En 1867, le Canada fut au départ un arrangement entre financiers pour le développement des chemins de fer « from coast to coast ». Pour ce faire, il fallait « unir » les colonies britanniques au nord des Etats-Unis. Plus récemment, la privatisation des compagnies de chemin de fer a mené à une dérèglementation du transport par rails réalisées par étapes sous les gouvernements libéraux et conservateurs. Depuis 2002, on assiste à une autogestion presque complète des normes de sécurité ferroviaire par les compagnies de chemins de fer privés du Canada. En 2009, alors que le Canada décidait de baser son économie sur l’extraction et l’exportation du pétrole de l’Ouest, ces compagnies transportaient déjà 300 000 barils de pétrole chaque année. En 2013, ce nombre était passé à 84 000 000 de barils de pétrole brut par an sur les voies ferrées canadiennes, incluant le train qui a frappé Lac Mégantic.

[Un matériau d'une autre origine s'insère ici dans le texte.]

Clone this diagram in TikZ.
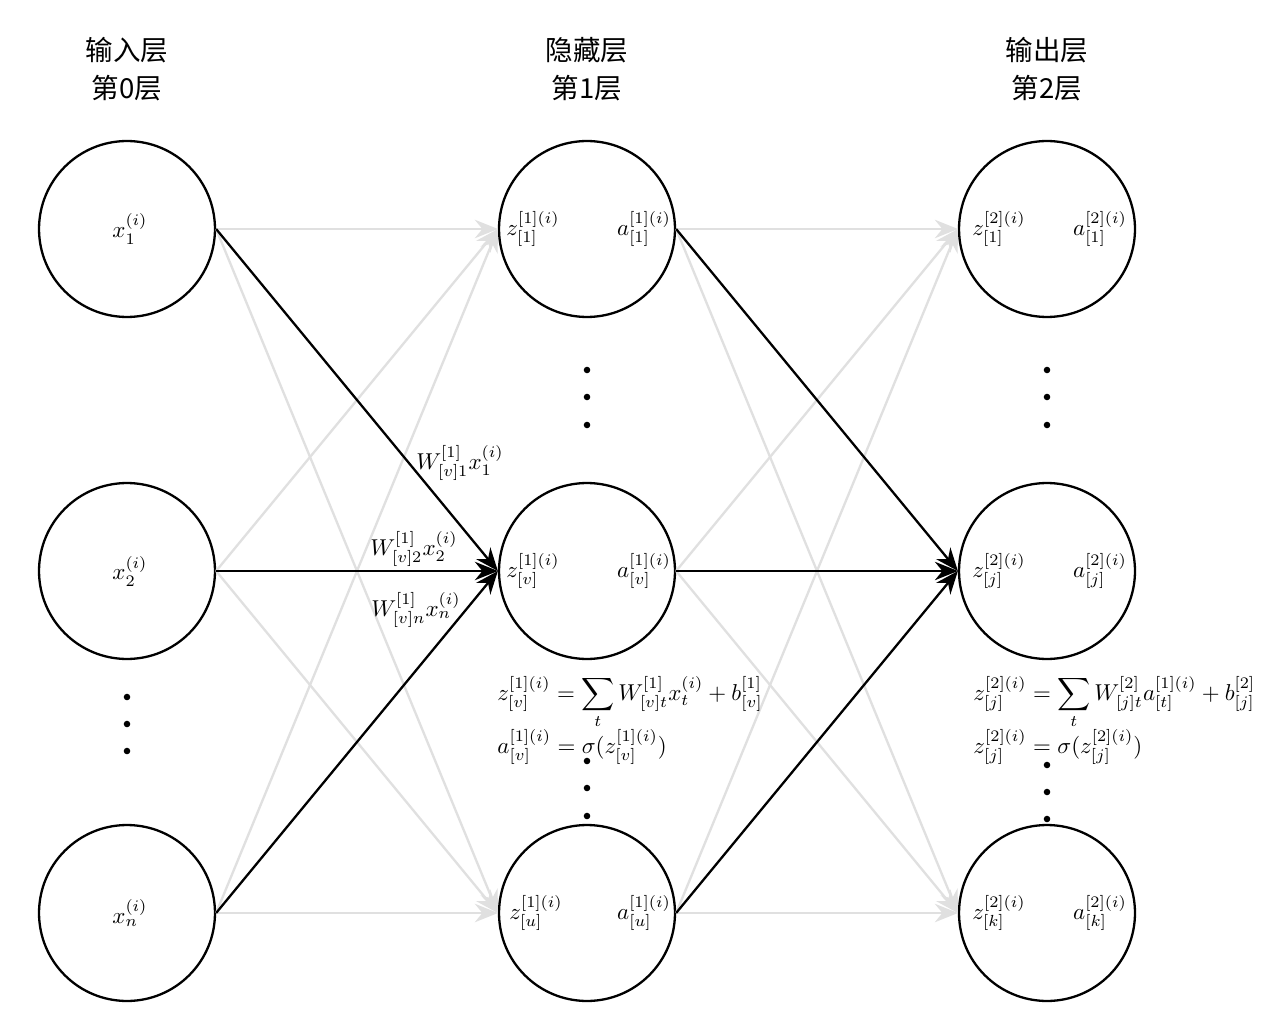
\documentclass[tikz,border=0pt]{standalone}
\usepackage{fontspec}
\newfontfamily\cjk{Noto Sans CJK SC}
\usetikzlibrary{arrows.meta}
\begin{document}
\begin{tikzpicture}[x=0.0153cm,y=-0.0153cm,
  neuron/.style={circle,draw,line width=1pt,minimum size=2.693cm,inner sep=0pt},
  dotc/.style={circle,fill,inner sep=0pt,minimum size=0.1cm},
  conn/.style={-{Stealth[length=10pt,width=8pt]},line width=1pt},
  faint/.style={conn,draw=black!12},
  strong/.style={conn,draw=black},
  title/.style={align=center,font={\cjk\fontsize{12}{16.5}\selectfont}},
  lbl/.style={inner sep=1pt}
]
\useasboundingbox[fill=white] (0,0) rectangle (1280,1027);

% titles
\node[title] (t0) at (127,69) {输入层\\第0层};
\node[title] (t1) at (587,69) {隐藏层\\第1层};
\node[title] (t2) at (1047,69) {输出层\\第2层};

% neurons
\node[neuron] (x1) at (127,229) {};
\node[neuron] (x2) at (127,571) {};
\node[neuron] (xn) at (127,913) {};
\node[neuron] (h1) at (587,229) {};
\node[neuron] (hv) at (587,571) {};
\node[neuron] (hu) at (587,913) {};
\node[neuron] (o1) at (1047,229) {};
\node[neuron] (oj) at (1047,571) {};
\node[neuron] (ok) at (1047,913) {};

% neuron labels
\node[lbl] (lx1) at (130,229) {$x_1^{(i)}$};
\node[lbl] (lx2) at (130,571) {$x_2^{(i)}$};
\node[lbl] (lxn) at (130,913) {$x_n^{(i)}$};
\node[lbl] (zh1) at (533,229) {$z_{[1]}^{[1](i)}$};
\node[lbl] (ah1) at (644,229) {$a_{[1]}^{[1](i)}$};
\node[lbl] (zhv) at (533,571) {$z_{[v]}^{[1](i)}$};
\node[lbl] (ahv) at (644,571) {$a_{[v]}^{[1](i)}$};
\node[lbl] (zhu) at (536,913) {$z_{[u]}^{[1](i)}$};
\node[lbl] (ahu) at (644,913) {$a_{[u]}^{[1](i)}$};
\node[lbl] (zo1) at (999,229) {$z_{[1]}^{[2](i)}$};
\node[lbl] (ao1) at (1100,229) {$a_{[1]}^{[2](i)}$};
\node[lbl] (zoj) at (999,571) {$z_{[j]}^{[2](i)}$};
\node[lbl] (aoj) at (1100,571) {$a_{[j]}^{[2](i)}$};
\node[lbl] (zok) at (999,913) {$z_{[k]}^{[2](i)}$};
\node[lbl] (aok) at (1100,913) {$a_{[k]}^{[2](i)}$};

% dots
\node[dotc] (di1) at (127,697) {};
\node[dotc] (di2) at (127,724) {};
\node[dotc] (di3) at (127,751) {};
\node[dotc] (dh1) at (587,370) {};
\node[dotc] (dh2) at (587,397) {};
\node[dotc] (dh3) at (587,425) {};
\node[dotc] (dh4) at (587,761) {};
\node[dotc] (dh5) at (587,788) {};
\node[dotc] (dh6) at (587,816) {};
\node[dotc] (do1) at (1047,370) {};
\node[dotc] (do2) at (1047,397) {};
\node[dotc] (do3) at (1047,425) {};
\node[dotc] (do4) at (1047,765) {};
\node[dotc] (do5) at (1047,792) {};
\node[dotc] (do6) at (1047,819) {};

% faint connections
\foreach \a in {x1,x2,xn}{
  \foreach \b in {h1,hu}{
    \draw[faint] (\a.east) -- (\b.west);
  }
}
\foreach \a in {h1,hv,hu}{
  \foreach \b in {o1,ok}{
    \draw[faint] (\a.east) -- (\b.west);
  }
}
% strong connections
\foreach \a in {x1,x2,xn}{
  \draw[strong] (\a.east) -- (hv.west);
}
\foreach \a in {h1,hv,hu}{
  \draw[strong] (\a.east) -- (oj.west);
}

% weight labels
\node[lbl] (w1) at (460,463) {$W_{[v]1}^{[1]}x_1^{(i)}$};
\node[lbl] (w2) at (414,549) {$W_{[v]2}^{[1]}x_2^{(i)}$};
\node[lbl] (wn) at (416,610) {$W_{[v]n}^{[1]}x_n^{(i)}$};

% formulas
\node[anchor=base west,inner sep=0pt] (fh1) at (497,700) {$\displaystyle z_{[v]}^{[1](i)} = \sum_t W_{[v]t}^{[1]} x_t^{(i)} + b_{[v]}^{[1]}$};
\node[anchor=base west,inner sep=0pt] (fh2) at (497,753) {$a_{[v]}^{[1](i)} = \sigma(z_{[v]}^{[1](i)})$};
\node[anchor=base west,inner sep=0pt] (fo1) at (973,700) {$\displaystyle z_{[j]}^{[2](i)} = \sum_t W_{[j]t}^{[2]} a_{[t]}^{[1](i)} + b_{[j]}^{[2]}$};
\node[anchor=base west,inner sep=0pt] (fo2) at (973,753) {$z_{[j]}^{[2](i)} = \sigma(z_{[j]}^{[2](i)})$};
\end{tikzpicture}
\end{document}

Entre 2009 et 2014, le Bureau fédéral de sécurité dans les transport (BST) a noté 25 déraillements de trains au Canada transportant du pétrole ou d’autres produits dangereux dont trois au Québec. La majeure partie de ces déraillements ont eu comme cause première le mauvais état des rails, autrement dit la négligence organisée en système de l’État canadien qui s’ajoute à la dérèglementation
Contrairement au discours des compagnies pétrolières et du gouvernement canadien, le transport par oléoduc n’est pas plus sécuritaire que le train. Un déversement par oléoduc est continu jusqu’à ce qu’on l’arrête, polluant les cours d’eau et les sources d’eau potable. Depuis 2008, on dénombre quelque 750 incidents produits le long des principaux pipelines au Canada, selon la base de données de l’Office national de l’énergie (ONE). La plupart de ces incidents sont mineurs, mais on note récemment plusieurs fuites importantes, dont celle de 200 000 litres de pétrole dans la rivière Saskatchewan en 2016 et une autre de 200 000 litres en Alberta en février 2017.
Exporter le pétrole par tous les moyens.
Si on laisse faire le Canada pétrolier, les choses vont empirer considérablement dans les prochaines années. Les données publiées en juin 2017 par l’Association canadienne des producteurs pétroliers (ACPP) proposent de faire passer la production quotidienne de 3,85 millions de barils en 2016, à 5,1 millions de barils en 2030. Cela équivaut à plus de 1,8 milliard de barils par année. Selon le président et chef de la direction de l’ACPP, Tim McMillan, ces données démontrent hors de tout doute que le pays a « un urgent besoin » de nouveaux pipelines « vers l’ouest, l’est et le sud », afin de transporter au moins 1,3 million de barils supplémentaires chaque jour.
Plutôt que se donner un plan de remplacement du pétrole par des formes d’énergie renouvelables, comme le font d’autres pays, le Canada épouse les objectifs des pétrolières. Tous les moyens sont bons pour accroître rapidement la production pétrolière des sables bitumineux d’Alberta, essentiellement pour l’exportation. Le gouvernement Trudeau a autorisé les projets d’Oléoduc de Keystone (vers le sud) et de TransMoutain (vers le pacifique), en attendant le projet Énergie Est (vers l’Atlantique) qui traverserait le cœur du Québec sous le St-Laurent et 860 cours d’eau sur notre territoire. Un autre projet insensé, par train celui-là, vise à amener le pétrole albertain jusqu’au au Nouveau Brunswick en utilisant les voies du CN à travers certaines des principales villes du Québec, pour y faire circuler deux convois de 110 trains par jour, soit trois fois le nombre de wagons que comptait le convoi qui a frappé Lac Mégantic.
Non respect des accords de Paris et des intérêts du Québec
Le gouvernement canadien contredit son engagement à l’égard de l’accord international de Paris sur le climat en orientant sa réglementation et ses énormes investissements (dont 20 % sont payés par les Québécois) en fonction du développement pétrolier de l’Ouest canadien qui exige le transport du pétrole pour l’exportation, réduisant à néant les efforts entrepris au Québec pour réduire nos émission de gaz à effet de serre.
Dans le Canada, le territoire du Québec est soumis aux décisions d’Ottawa, peu importe l’avis de sa population. Nous ne contrôlons pas notre territoire. D’ailleurs, les pétrolières le savent bien et traitent avec arrogance notre gouvernement national qui par ailleurs fait preuve d’une servilité inqualifiable.
Il est urgent que le Québec récupère, en devenant un pays, toutes ses ressources financières et tous ses pouvoirs en transport et en environnement, pour se donner un plan d’indépendance énergétique centré sur l’hydroélectricité et les énergies renouvelable. Celles-ci composent déjà 48% de l’énergie consommée au Québec (contre 17,1% au Canada en 2014). Un Québec sans pétrole est possible, mais il n’est possible que dans un Québec indépendant.